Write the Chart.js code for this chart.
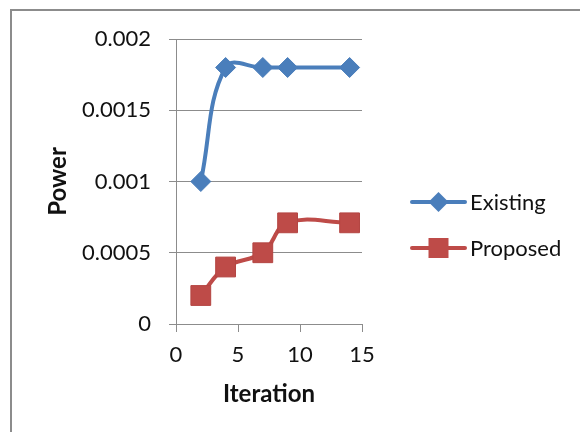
<!DOCTYPE html>
<html>
<head>
<meta charset="utf-8">
<script src="https://cdn.jsdelivr.net/npm/chart.js@4"></script>
<style>
  html, body { margin: 0; padding: 0; background: #fff; }
  #wrap { position: relative; width: 580px; height: 432px; overflow: hidden; }
  #frame { position: absolute; left: 10px; top: 9px; width: 600px; height: 460px; border: 2px solid #8c8c8c; }
  canvas { position: absolute; left: 0; top: 0; }
</style>
</head>
<body>
<div id="wrap">
  <div id="frame"></div>
  <canvas id="c" width="580" height="432"></canvas>
</div>
<script>
// data
const iterations = [2, 4, 7, 9, 14];
const existing = [0.001, 0.0018, 0.0018, 0.0018, 0.0018];
const proposed = [0.0002, 0.0004, 0.0005, 0.00071, 0.00071];
const seriesNames = ['Existing', 'Proposed'];
const xTicks = [0, 5, 10, 15];
const yTicks = [0, 0.0005, 0.001, 0.0015, 0.002];

const blue = '#4a7ebb';
const red = '#be4b48';
const fontFam = 'Lato, "Open Sans", sans-serif';

function pts(xs, ys) {
    return xs.map(function (x, i) { return { x: x, y: ys[i] }; });
}

// legend drawn by hand: line with marker in the middle, like Excel
const sideLegend = {
    id: 'sideLegend',
    afterDraw(chart) {
        const ctx = chart.ctx;
        const a = chart.chartArea;
        const x0 = a.right + 50, x1 = a.right + 103, tx = a.right + 108;
        const rows = [a.top + 163, a.top + 209];
        chart.data.datasets.forEach(function (ds, i) {
            const y = rows[i];
            ctx.save();
            ctx.strokeStyle = ds.borderColor;
            ctx.lineWidth = 4;
            ctx.lineCap = 'round';
            ctx.beginPath();
            ctx.moveTo(x0, y);
            ctx.lineTo(x1, y);
            ctx.stroke();
            ctx.fillStyle = ds.pointBackgroundColor;
            ctx.beginPath();
            if (ds.pointStyle === 'rectRot') {
                ctx.moveTo((x0 + x1) / 2, y - 10);
                ctx.lineTo((x0 + x1) / 2 + 10, y);
                ctx.lineTo((x0 + x1) / 2, y + 10);
                ctx.lineTo((x0 + x1) / 2 - 10, y);
                ctx.closePath();
            } else {
                ctx.rect((x0 + x1) / 2 - 10, y - 10, 20, 20);
            }
            ctx.fill();
            ctx.fillStyle = '#111';
            ctx.font = '22px ' + fontFam;
            ctx.textBaseline = 'middle';
            ctx.fillText(ds.label, tx, y + 1);
            ctx.restore();
        });
    }
};

new Chart(document.getElementById('c'), {
    type: 'scatter',
    data: {
        datasets: [{
            label: seriesNames[0],
            data: pts(iterations, existing),
            showLine: true,
            tension: 0.4,
            borderColor: blue,
            backgroundColor: blue,
            borderWidth: 4,
            pointStyle: 'rectRot',
            pointRadius: 10,
            pointBackgroundColor: blue,
            pointBorderColor: blue,
            pointBorderWidth: 1
        }, {
            label: seriesNames[1],
            data: pts(iterations, proposed),
            showLine: true,
            tension: 0.4,
            borderColor: red,
            backgroundColor: red,
            borderWidth: 4,
            pointStyle: 'rect',
            pointRadius: 14,
            pointBackgroundColor: red,
            pointBorderColor: '#b44542',
            pointBorderWidth: 1
        }]
    },
    options: {
        responsive: false,
        animation: false,
        layout: { padding: { left: 0, top: 39, right: 218, bottom: 0 } },
        plugins: { legend: { display: false }, tooltip: { enabled: false } },
        scales: {
            x: {
                type: 'linear',
                min: 0,
                max: 15,
                afterBuildTicks: function (s) { s.ticks = xTicks.map(function (v) { return { value: v }; }); },
                afterFit: function (s) { s.height = 108; },
                grid: { display: true, drawOnChartArea: false, drawTicks: true, tickLength: 8, color: '#8c8c8c', lineWidth: 1 },
                border: { display: true, color: '#8c8c8c', width: 1 },
                ticks: { color: '#111', font: { family: fontFam, size: 22 }, padding: 10, maxRotation: 0 },
                title: { display: true, text: 'Iteration', color: '#111', font: { family: fontFam, size: 24, weight: 'bold' }, padding: { top: 0, bottom: 23 } }
            },
            y: {
                type: 'linear',
                min: 0,
                max: 0.002,
                afterBuildTicks: function (s) { s.ticks = yTicks.map(function (v) { return { value: v }; }); },
                afterFit: function (s) { s.width = 176; },
                grid: { color: '#8c8c8c', lineWidth: 1, drawTicks: true, tickLength: 7 },
                border: { display: true, color: '#8c8c8c', width: 1 },
                ticks: {
                    color: '#111',
                    font: { family: fontFam, size: 22 },
                    padding: 18,
                    callback: function (v) { return String(v); }
                },
                title: { display: true, text: 'Power', color: '#111', font: { family: fontFam, size: 24, weight: 'bold' }, padding: { top: 44, bottom: 0 } }
            }
        }
    },
    plugins: [sideLegend]
});
</script>
</body>
</html>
------
Return the material word for word. Pictures are not part of the copy.

» **RESULT OF THE TASK**
Write the Chart.js code for this chart.
<!DOCTYPE html>
<html>
<head>
<meta charset="utf-8">
<script src="https://cdn.jsdelivr.net/npm/chart.js@4"></script>
<style>
  html, body { margin: 0; padding: 0; background: #fff; }
  #wrap { position: relative; width: 580px; height: 432px; overflow: hidden; }
  #frame { position: absolute; left: 10px; top: 9px; width: 600px; height: 460px; border: 2px solid #8c8c8c; }
  canvas { position: absolute; left: 0; top: 0; }
</style>
</head>
<body>
<div id="wrap">
  <div id="frame"></div>
  <canvas id="c" width="580" height="432"></canvas>
</div>
<script>
// data
const iterations = [2, 4, 7, 9, 14];
const existing = [0.001, 0.0018, 0.0018, 0.0018, 0.0018];
const proposed = [0.0002, 0.0004, 0.0005, 0.00071, 0.00071];
const seriesNames = ['Existing', 'Proposed'];
const xTicks = [0, 5, 10, 15];
const yTicks = [0, 0.0005, 0.001, 0.0015, 0.002];

const blue = '#4a7ebb';
const red = '#be4b48';
const fontFam = 'Lato, "Open Sans", sans-serif';

function pts(xs, ys) {
    return xs.map(function (x, i) { return { x: x, y: ys[i] }; });
}

// legend drawn by hand: line with marker in the middle, like Excel
const sideLegend = {
    id: 'sideLegend',
    afterDraw(chart) {
        const ctx = chart.ctx;
        const a = chart.chartArea;
        const x0 = a.right + 50, x1 = a.right + 103, tx = a.right + 108;
        const rows = [a.top + 163, a.top + 209];
        chart.data.datasets.forEach(function (ds, i) {
            const y = rows[i];
            ctx.save();
            ctx.strokeStyle = ds.borderColor;
            ctx.lineWidth = 4;
            ctx.lineCap = 'round';
            ctx.beginPath();
            ctx.moveTo(x0, y);
            ctx.lineTo(x1, y);
            ctx.stroke();
            ctx.fillStyle = ds.pointBackgroundColor;
            ctx.beginPath();
            if (ds.pointStyle === 'rectRot') {
                ctx.moveTo((x0 + x1) / 2, y - 10);
                ctx.lineTo((x0 + x1) / 2 + 10, y);
                ctx.lineTo((x0 + x1) / 2, y + 10);
                ctx.lineTo((x0 + x1) / 2 - 10, y);
                ctx.closePath();
            } else {
                ctx.rect((x0 + x1) / 2 - 10, y - 10, 20, 20);
            }
            ctx.fill();
            ctx.fillStyle = '#111';
            ctx.font = '22px ' + fontFam;
            ctx.textBaseline = 'middle';
            ctx.fillText(ds.label, tx, y + 1);
            ctx.restore();
        });
    }
};

new Chart(document.getElementById('c'), {
    type: 'scatter',
    data: {
        datasets: [{
            label: seriesNames[0],
            data: pts(iterations, existing),
            showLine: true,
            tension: 0.4,
            borderColor: blue,
            backgroundColor: blue,
            borderWidth: 4,
            pointStyle: 'rectRot',
            pointRadius: 10,
            pointBackgroundColor: blue,
            pointBorderColor: blue,
            pointBorderWidth: 1
        }, {
            label: seriesNames[1],
            data: pts(iterations, proposed),
            showLine: true,
            tension: 0.4,
            borderColor: red,
            backgroundColor: red,
            borderWidth: 4,
            pointStyle: 'rect',
            pointRadius: 14,
            pointBackgroundColor: red,
            pointBorderColor: '#b44542',
            pointBorderWidth: 1
        }]
    },
    options: {
        responsive: false,
        animation: false,
        layout: { padding: { left: 0, top: 39, right: 218, bottom: 0 } },
        plugins: { legend: { display: false }, tooltip: { enabled: false } },
        scales: {
            x: {
                type: 'linear',
                min: 0,
                max: 15,
                afterBuildTicks: function (s) { s.ticks = xTicks.map(function (v) { return { value: v }; }); },
                afterFit: function (s) { s.height = 108; },
                grid: { display: true, drawOnChartArea: false, drawTicks: true, tickLength: 8, color: '#8c8c8c', lineWidth: 1 },
                border: { display: true, color: '#8c8c8c', width: 1 },
                ticks: { color: '#111', font: { family: fontFam, size: 22 }, padding: 10, maxRotation: 0 },
                title: { display: true, text: 'Iteration', color: '#111', font: { family: fontFam, size: 24, weight: 'bold' }, padding: { top: 0, bottom: 23 } }
            },
            y: {
                type: 'linear',
                min: 0,
                max: 0.002,
                afterBuildTicks: function (s) { s.ticks = yTicks.map(function (v) { return { value: v }; }); },
                afterFit: function (s) { s.width = 176; },
                grid: { color: '#8c8c8c', lineWidth: 1, drawTicks: true, tickLength: 7 },
                border: { display: true, color: '#8c8c8c', width: 1 },
                ticks: {
                    color: '#111',
                    font: { family: fontFam, size: 22 },
                    padding: 18,
                    callback: function (v) { return String(v); }
                },
                title: { display: true, text: 'Power', color: '#111', font: { family: fontFam, size: 24, weight: 'bold' }, padding: { top: 44, bottom: 0 } }
            }
        }
    },
    plugins: [sideLegend]
});
</script>
</body>
</html>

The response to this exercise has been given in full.